I know that, in a sense, this is deeply frustrating — how will our hero make sure little Amanda gets home! But, in a greater sense, it is truly so, so funny. Hearing someone say the title of the movie during the movie — ma’am! There are no words for how much it rules. It’s like you’re hearing something that maybe you’re not supposed to be listening to, something that doesn’t even feel real. And yet, there it is, someone, in their normal voice, saying the title of the movie, like they don’t know what the hell is going on here, like they don’t know that I’ve paid money to hear this exact story! The only thing I can compare it to is hearing Barack Obama swear, or hearing your mom talk shit about an aunt that you also don’t really like. It’s half-vindication, half-hat tip. (They know this is the money line, too!)
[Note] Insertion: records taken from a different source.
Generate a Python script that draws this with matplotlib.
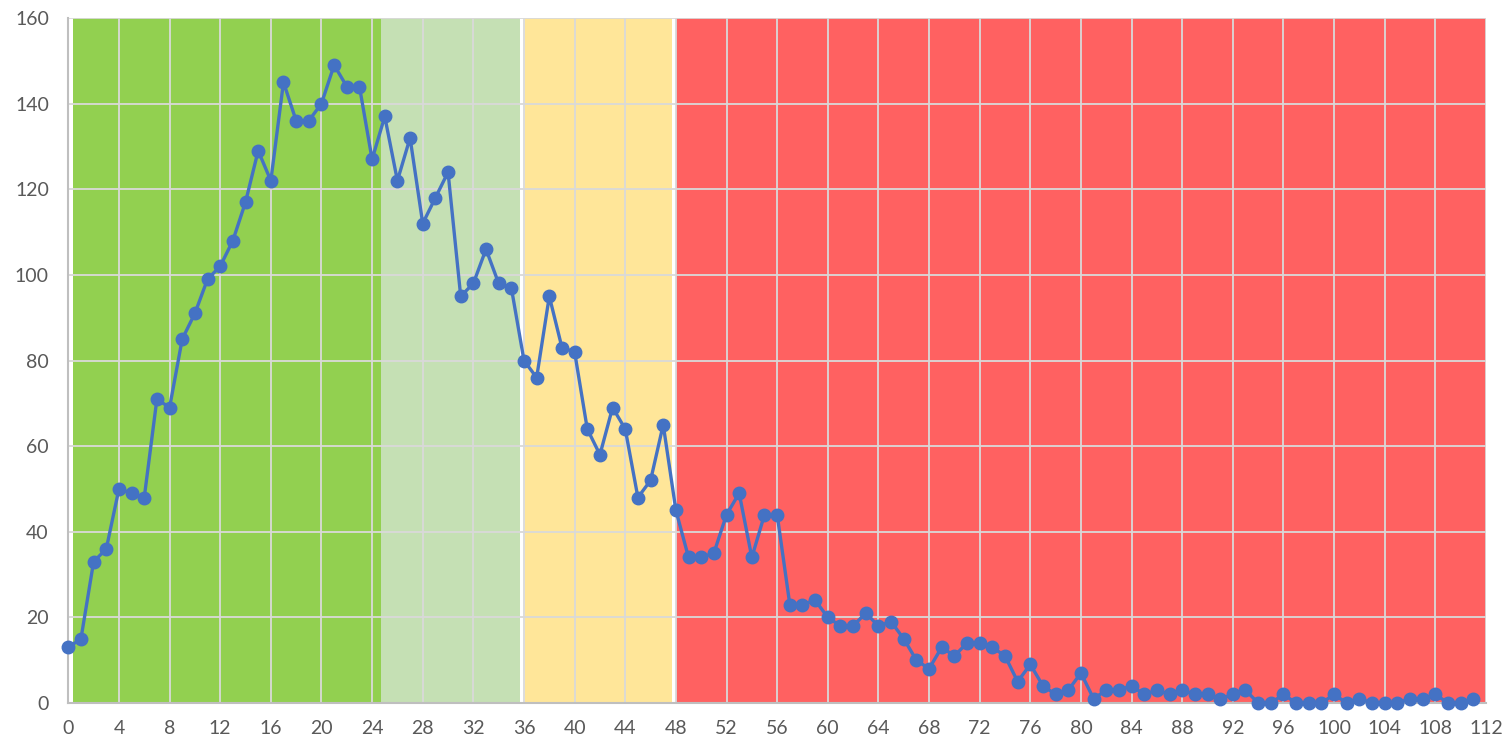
import matplotlib
matplotlib.use("Agg")
import matplotlib.pyplot as plt

# Data
x_values = list(range(112))
y_values = [13, 15, 33, 36, 50, 49, 48, 71, 69, 85,
            91, 99, 102, 108, 117, 129, 122, 145, 136, 136,
            140, 149, 144, 144, 127, 137, 122, 132, 112, 118,
            124, 95, 98, 106, 98, 97, 80, 76, 95, 83,
            82, 64, 58, 69, 64, 48, 52, 65, 45, 34,
            34, 35, 44, 49, 34, 44, 44, 23, 23, 24,
            20, 18, 18, 21, 18, 19, 15, 10, 8, 13,
            11, 14, 14, 13, 11, 5, 9, 4, 2, 3,
            7, 1, 3, 3, 4, 2, 3, 2, 3, 2,
            2, 1, 2, 3, 0, 0, 2, 0, 0, 0,
            2, 0, 1, 0, 0, 0, 1, 1, 2, 0,
            0, 1]

band_starts = [0.37, 24.69, 36.05, 47.98]
band_ends = [24.69, 35.71, 47.72, 112.0]
band_colors = ["#92D050", "#C5E0B4", "#FFE699", "#FF6161"]

x_ticks = list(range(0, 113, 4))
y_ticks = list(range(0, 161, 20))

plt.rcParams['font.family'] = ['Lato', 'DejaVu Sans']

fig = plt.figure(figsize=(15.11, 7.44), dpi=100)
ax = fig.add_axes([68.3 / 1511, 1 - 703 / 744, (1486 - 68.3) / 1511, (703 - 18) / 744])

for s, e, c in zip(band_starts, band_ends, band_colors):
    ax.axvspan(s, e, color=c, lw=0, zorder=0.5)

ax.plot(x_values, y_values, color="#4472C4", lw=2.4, marker="o", markersize=9,
        zorder=3, clip_on=False)

ax.set_xlim(0, 112)
ax.set_ylim(0, 160)
ax.set_xticks(x_ticks)
ax.set_yticks(y_ticks)
ax.grid(True, color="#D9D9D9", lw=1.3, zorder=1)
ax.tick_params(axis='both', length=0, labelsize=14, colors="#595959")
ax.tick_params(axis='x', pad=12)
ax.tick_params(axis='y', pad=14)

for side in ['top', 'right']:
    ax.spines[side].set_visible(False)
for side in ['left', 'bottom']:
    ax.spines[side].set_color("#BFBFBF")
    ax.spines[side].set_linewidth(1.5)

fig.savefig("out.png", dpi=100)
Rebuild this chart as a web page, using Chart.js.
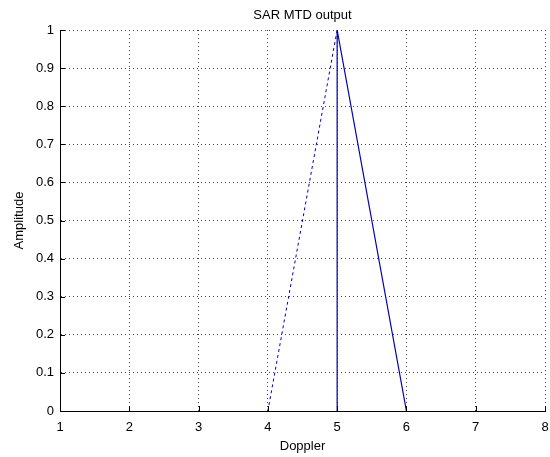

Lesser movies sneak the title in as a throwaway line, or maybe tucked into a long stretch of monologue. That is timid. Gone Baby Gone really goes there: When Cheese says this line, it’s punctuated with dramatic, theater-kid pregnant pauses. He knows he’s saying the title of the whole movie, maybe he even smiled to himself after, demanding his right-hand man jot it down, in case he wants to use it for a Medium essay, or something. “Cuz she’s gone, baby.” Pause pause pause pause, not yet not yet not yet, hold it in for just a minute longer, I know you can … “Gone.” Even the intimate flourish of him saying “baby;” it’s like, I hear you my guy, I get it.
A lot of these lines that play on a loop in my mind stick there because they are so weirdly specific and so perfectly inapplicable to real life: Who among us has had the opportunity to seriously tell another person that they best start believing in ghost stories; or that you shouldn’t be upset that I fucked her, you should be upset that I had a laugh with her! (If you have had reason to deliver these lines seriously, I invite you to email me at firstname.lastname@example.org.) The Gone Baby Gone line isn’t like that; it can be applied to basically everything in my life, in exactly the same dramatic delivery. When I wake up to see that money has been automatically deducted from my bank account to pay the ConEd bill? That money is “gone, baby. Gone.” When my friend dropped his AirPod onto the subway tracks? It’s “gone, baby. Gone.” Adding just a little bit of water to the Aesop soap I splurged on just to make it last a little bit longer? Let her go. She’s “gone, baby. Gone.” My Rihanna-Leo tweets? I have decided to retire them, making them “gone, baby. Gone.” My brain worms? Here, baby. Here. But my last lick of common sense? “Gone, baby. Gone.”